The attendants were lifting the body into the ambulance when he left the Manor, the sheet tapping at the gurney’s sides in gusts of wind, and Carlos felt the hair flick at his ears and he touched his cap brim to the dead and nodded as he passed by, then headed across the gravel parking lot to Peter’s car. He could see the old house above it in a growing darkness on the hill, and across the meadow to the right was the lighthouse. A few cars were gathered near the base, official seals on the sides of some of them. Thick clouds rolled in from the sea, and he felt a spit of rain on his arm as he climbed in, speaking even before the door was closed.
“Did you ever wear something white?”
He removed his save the lighthouse cap and snugged it over his knee, the bill pointing down his shin, then turned in the seat as Peter got the car going and headed beyond the gravel to the narrow road that would take them to the highway and into Provincetown. The blacktop was cracked and there were places where slabs tilted up and roots pushed through, as if the product of some earthquake, and Peter drove slowly, the car’s wheels in bearberry at the shoulder, avoiding potholes. It was raining and the wipers smeared the windshield, and Peter had to use the washer to clear it.

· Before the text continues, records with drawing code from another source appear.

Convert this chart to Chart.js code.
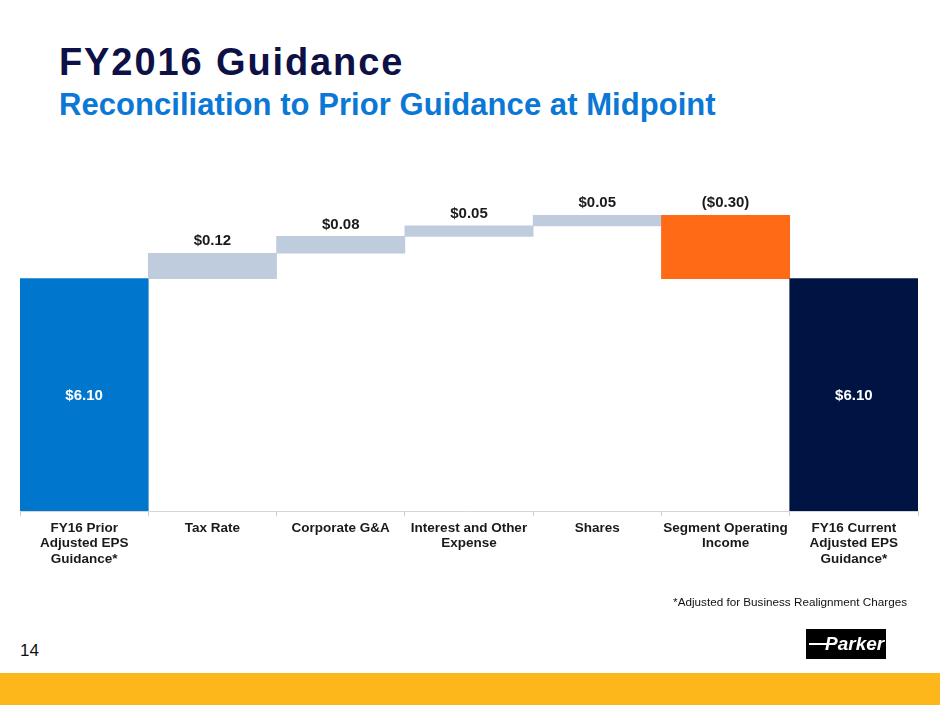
<!DOCTYPE html>
<html lang="en">
<head>
  <meta charset="UTF-8">
  <title>FY2016 Guidance</title>
  <script src="https://cdn.jsdelivr.net/npm/chart.js"></script>
  <style>
    body { margin: 0; width: 940px; height: 705px; position: relative; overflow: hidden; background: #fff; font-family: "Liberation Sans", Arial, sans-serif; }
    h1 { position: absolute; left: 59px; top: 43px; margin: 0; font-size: 38px; line-height: 1; font-weight: bold; color: #0d1146; letter-spacing: 1.9px; }
    h2 { position: absolute; left: 59px; top: 89px; margin: 0; font-size: 31px; line-height: 1; font-weight: bold; color: #0a78d4; letter-spacing: 0.05px; }
    #wrap { position: absolute; left: 0; top: 150px; width: 940px; height: 450px; }
    .note { position: absolute; right: 33px; top: 595px; font-size: 11.7px; color: #111; }
    .page { position: absolute; left: 20px; top: 641px; font-size: 17px; color: #111; }
    .logo { position: absolute; left: 806px; top: 629px; width: 80px; height: 30px; background: #000; }
    .logo span { position: absolute; left: 19px; top: 4px; color: #fff; font: italic bold 19px "Liberation Sans Narrow", "Liberation Sans", Arial, sans-serif; }
    .logo i { position: absolute; left: 3px; top: 14px; width: 22px; height: 2px; background: #fff; }
    .band { position: absolute; left: 0; top: 673px; width: 940px; height: 32px; background: #fdb71b; }
  </style>
</head>
<body>
  <h1>FY2016 Guidance</h1>
  <h2>Reconciliation to Prior Guidance at Midpoint</h2>
  <div id="wrap"><canvas id="chart"></canvas></div>
  <div class="note">*Adjusted for Business Realignment Charges</div>
  <div class="page">14</div>
  <div class="logo"><i></i><span>Parker</span></div>
  <div class="band"></div>

  <script>
    const categories = [
      ['FY16 Prior', 'Adjusted EPS', 'Guidance*'],
      'Tax Rate',
      'Corporate G&A',
      ['Interest and Other', 'Expense'],
      'Shares',
      ['Segment Operating', 'Income'],
      ['FY16 Current', 'Adjusted EPS', 'Guidance*']
    ];
    const priorEps = 6.10;
    const deltas = [0.12, 0.08, 0.05, 0.05, -0.30];
    const currentEps = 6.10;
    const valueLabels = ['$6.10', '$0.12', '$0.08', '$0.05', '$0.05', '($0.30)', '$6.10'];
    const barColors = ['#0077cc', '#bfccdd', '#bfccdd', '#bfccdd', '#bfccdd', '#ff6a17', '#001443'];

    // waterfall: totals from the axis floor, steps as floating [from, to]
    const bars = [priorEps];
    let run = priorEps;
    deltas.forEach(d => {
      bars.push([run, run + d]);
      run += d;
    });
    bars.push(currentEps);

    const labelPlugin = {
      id: 'valueLabels',
      afterDatasetsDraw(chart) {
        const ctx = chart.ctx;
        const meta = chart.getDatasetMeta(0);
        const bottom = chart.chartArea.bottom;
        ctx.save();
        ctx.font = 'bold 15px "Liberation Sans", Arial, sans-serif';
        ctx.textAlign = 'center';
        ctx.textBaseline = 'middle';
        meta.data.forEach((bar, i) => {
          const total = !Array.isArray(bars[i]);
          if (total) {
            ctx.fillStyle = '#ffffff';
            ctx.fillText(valueLabels[i], bar.x, (bar.y + bottom) / 2 + 1);
          } else {
            ctx.fillStyle = '#1a1a1a';
            ctx.fillText(valueLabels[i], bar.x, Math.min(bar.y, bar.base) - 12);
          }
        });
        ctx.restore();
      }
    };

    new Chart(document.getElementById('chart'), {
      type: 'bar',
      data: {
        labels: categories,
        datasets: [{
          data: bars,
          backgroundColor: barColors,
          borderWidth: 0,
          barPercentage: 1,
          categoryPercentage: 1
        }]
      },
      options: {
        responsive: true,
        maintainAspectRatio: false,
        animation: false,
        layout: { padding: { left: 20, right: 22, top: 23, bottom: 0 } },
        plugins: { legend: { display: false }, tooltip: { enabled: false } },
        scales: {
          y: { display: false, min: 5.0, max: 6.6 },
          x: {
            afterFit(scale) { scale.height = 89; },
            border: { color: '#d6d6d6', width: 1 },
            grid: { drawOnChartArea: false, color: '#cccccc', tickLength: 5, offset: true },
            ticks: {
              padding: 4,
              color: '#1a1a1a',
              maxRotation: 0,
              autoSkip: false,
              font: { family: '"Liberation Sans", Arial, sans-serif', size: 13.5, weight: 'bold', lineHeight: 1.17 }
            }
          }
        }
      },
      plugins: [labelPlugin]
    });
  </script>
</body>
</html>
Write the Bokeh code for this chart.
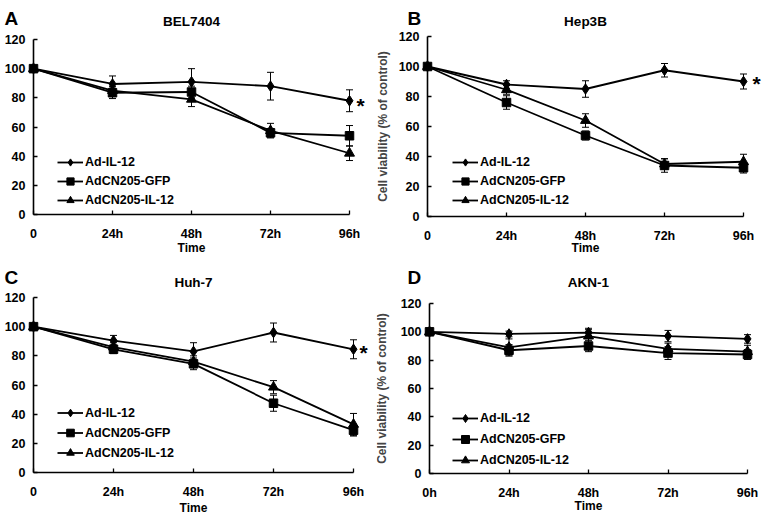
from bokeh.plotting import figure
from bokeh.models import (ColumnDataSource, Whisker, Legend, LegendItem, Label,
                          FixedTicker, TeeHead, Range1d)
from bokeh.layouts import column, row
from bokeh.embed import file_html
from bokeh.resources import INLINE

# ---------------- data ----------------
hours = [0, 24, 48, 72, 96]
xlabels_abc = ["0", "24h", "48h", "72h", "96h"]
xlabels_d = ["0h", "24h", "48h", "72h", "96h"]
y_ticks = [0, 20, 40, 60, 80, 100, 120]
series_names = ["Ad-IL-12", "AdCN205-GFP", "AdCN205-IL-12"]

bel_il12 = [100, 89.5, 91, 88, 78]
bel_il12_err = [0, 5.5, 9, 9.5, 7.5]
bel_gfp = [100, 83.5, 84, 56, 54]
bel_gfp_err = [0, 4, 4, 3, 7]
bel_cn = [100, 85, 79, 57.5, 42]
bel_cn_err = [0, 3, 5, 5, 5]

hep_il12 = [100, 88, 85, 97.5, 90]
hep_il12_err = [0, 2.5, 5.5, 4.5, 5]
hep_gfp = [100, 76, 54, 34, 32.5]
hep_gfp_err = [0, 4.5, 3, 4.5, 3.5]
hep_cn = [100, 84.5, 64, 35, 36.5]
hep_cn_err = [0, 3, 4.5, 3.5, 5]

huh_il12 = [100, 90.5, 83, 96, 84.5]
huh_il12_err = [0, 3.5, 6, 6.5, 6.5]
huh_gfp = [100, 84.5, 74.5, 47.5, 29]
huh_gfp_err = [0, 3, 4, 5.5, 4]
huh_cn = [100, 86, 76, 58.5, 33]
huh_cn_err = [0, 3, 4, 4.5, 7.5]

akn_il12 = [100, 98.5, 99.5, 97, 95]
akn_il12_err = [0, 2, 3, 4, 3]
akn_gfp = [100, 87, 90, 85, 84]
akn_gfp_err = [0, 4, 4, 4.5, 3.5]
akn_cn = [100, 89, 97, 88, 86]
akn_cn_err = [0, 6, 4.5, 4, 4.5]

FONT = "Liberation Sans"
MARKERS = [dict(marker="diamond", size=10.5),
           dict(marker="square", size=8.5),
           dict(marker="triangle", size=10)]


def make_panel(letter, title, values, errs, xlabels, ylabel, star_at, g):
    # g: page-pixel geometry of the panel
    ox, oy, W, H = g["ox"], g["oy"], g["W"], g["H"]
    x0, x96, y0, y120 = g["x0"], g["x96"], g["y0"], g["y120"]

    def dx(px):
        return (px - x0) / (x96 - x0) * 96.0

    def dy(py):
        return (y0 - py) / (y0 - y120) * 120.0

    p = figure(width=W, height=H,
               x_range=Range1d(dx(ox), dx(ox + W)), y_range=Range1d(dy(oy + H), dy(oy)),
               output_backend="svg", toolbar_location=None,
               min_border_left=0, min_border_right=0,
               min_border_top=0, min_border_bottom=0)
    p.outline_line_color = None
    p.grid.visible = False
    p.background_fill_color = "white"
    p.border_fill_color = "white"

    for ax in (p.xaxis[0], p.yaxis[0]):
        ax.fixed_location = 0
        ax.axis_line_width = 1.6
        ax.axis_line_color = "black"
        ax.major_tick_in = 4
        ax.major_tick_out = 0
        ax.major_tick_line_width = 1.3
        ax.minor_tick_line_color = None
        ax.major_label_text_font = FONT
        ax.major_label_text_font_style = "bold"
        ax.major_label_text_font_size = "12.5px"
        ax.major_label_text_color = "black"

    xa = p.xaxis[0]
    xa.ticker = FixedTicker(ticks=hours)
    xa.major_label_overrides = {h: lab for h, lab in zip(hours, xlabels)}
    xa.bounds = (0, 96)
    xa.major_label_standoff = g["xstand"]

    ya = p.yaxis[0]
    ya.ticker = FixedTicker(ticks=y_ticks)
    ya.bounds = (0, 120)
    ya.major_label_standoff = g["ystand"]
    if ylabel:
        ya.axis_label = ylabel
        ya.axis_label_text_font = FONT
        ya.axis_label_text_font_style = "bold"
        ya.axis_label_text_font_size = "12px"
        ya.axis_label_standoff = g["ylstand"]

    items = []
    for name, vals, er, mk in zip(series_names, values, errs, MARKERS):
        src = ColumnDataSource(dict(x=hours, y=vals))
        lr = p.line("x", "y", source=src, line_color="black", line_width=1.8)
        ex = [h for h, e in zip(hours, er) if e > 0]
        up = [v + e for v, e in zip(vals, er) if e > 0]
        lo = [v - e for v, e in zip(vals, er) if e > 0]
        wsrc = ColumnDataSource(dict(x=ex, upper=up, lower=lo))
        w = Whisker(source=wsrc, base="x", upper="upper", lower="lower",
                    line_color="black", line_width=1,
                    upper_head=TeeHead(size=7, line_width=1, line_color="black"),
                    lower_head=TeeHead(size=7, line_width=1, line_color="black"))
        w.level = "glyph"
        p.add_layout(w)
        sr = p.scatter("x", "y", source=src, marker=mk["marker"], size=mk["size"],
                       fill_color="black", line_color="black")
        items.append(LegendItem(label=name, renderers=[lr, sr]))

    leg = Legend(items=items, location=(g["lx"] - ox, oy + H - g["lbottom"]),
                 glyph_width=g["gw"], glyph_height=g["gh"], label_height=g["gh"],
                 label_standoff=2, spacing=1, padding=0, margin=0,
                 border_line_color=None, background_fill_alpha=0,
                 label_text_font=FONT, label_text_font_style="bold",
                 label_text_font_size="12.5px", label_text_color="black")
    p.add_layout(leg)

    p.add_layout(Label(x=48, y=dy(g["ty"]), text=title, text_align="center",
                       text_baseline="middle", text_font=FONT, text_font_style="bold",
                       text_font_size="13.5px", text_color="black"))
    p.add_layout(Label(x=dx(g["letx"]), y=dy(g["lety"]), text=letter, text_align="left",
                       text_baseline="alphabetic", text_font=FONT, text_font_style="bold",
                       text_font_size="19px", text_color="black"))
    p.add_layout(Label(x=48, y=dy(g["timey"]), text="Time", text_align="center",
                       text_baseline="middle", text_font=FONT, text_font_style="bold",
                       text_font_size="12px", text_color="black"))
    if star_at is not None:
        p.add_layout(Label(x=dx(star_at[0]), y=dy(star_at[1]), text="*",
                           text_align="center", text_baseline="middle", text_font=FONT,
                           text_font_style="bold", text_font_size="21px",
                           text_color="black"))
    return p


gA = dict(ox=0, oy=0, W=376, H=258, x0=33, x96=349, y0=214, y120=39,
          xstand=12, ystand=8, ylstand=6, lx=57, lbottom=209, gw=26, gh=18,
          ty=21, timey=247, letx=4, lety=18)
gB = dict(ox=376, oy=0, W=387, H=258, x0=427, x96=743, y0=216, y120=36,
          xstand=12, ystand=8, ylstand=6, lx=452, lbottom=209, gw=26, gh=18,
          ty=21, timey=247, letx=407, lety=18)
gC = dict(ox=0, oy=258, W=376, H=257, x0=33, x96=353, y0=472, y120=297,
          xstand=12, ystand=8, ylstand=6, lx=57, lbottom=462, gw=26, gh=19,
          ty=282, timey=507, letx=4, lety=277)
gD = dict(ox=376, oy=258, W=387, H=257, x0=429, x96=747, y0=473, y120=303,
          xstand=12, ystand=8, ylstand=9, lx=452, lbottom=470, gw=26, gh=20,
          ty=282, timey=505, letx=407, lety=277)

pA = make_panel("A", "BEL7404", [bel_il12, bel_gfp, bel_cn],
                [bel_il12_err, bel_gfp_err, bel_cn_err], xlabels_abc, None, (360, 105), gA)
pB = make_panel("B", "Hep3B", [hep_il12, hep_gfp, hep_cn],
                [hep_il12_err, hep_gfp_err, hep_cn_err], xlabels_abc,
                "Cell viability (% of control)", (756, 83), gB)
pC = make_panel("C", "Huh-7", [huh_il12, huh_gfp, huh_cn],
                [huh_il12_err, huh_gfp_err, huh_cn_err], xlabels_abc, None, (363, 352), gC)
pD = make_panel("D", "AKN-1", [akn_il12, akn_gfp, akn_cn],
                [akn_il12_err, akn_gfp_err, akn_cn_err], xlabels_d,
                "Cell viability (% of control)", None, gD)

layout = column(row(pA, pB), row(pC, pD))
open("out.html", "w").write(file_html(layout, INLINE))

“You mean when I came to see you?”
“That’s right.”
“No. I don’t have clothing of that kind. A white shirt maybe.”
“Then I guess it was a dream. Or some attendant.”
They reached the highway and had to sit there and wait for a break in the slow winter traffic. The rain rose into mist and the wheels of the passing cars sprayed clouds of wash that drifted over them, and Peter cranked the wipers up to a higher speed. Then there was a space, and he edged out into the flow. Fog had joined the rain now, moving in from the sea, and the traffic slowed and headlights blinked on. He drove near the shoulder, and once they’d reached the edge of Pilgrim Lake he glanced over at Carlos.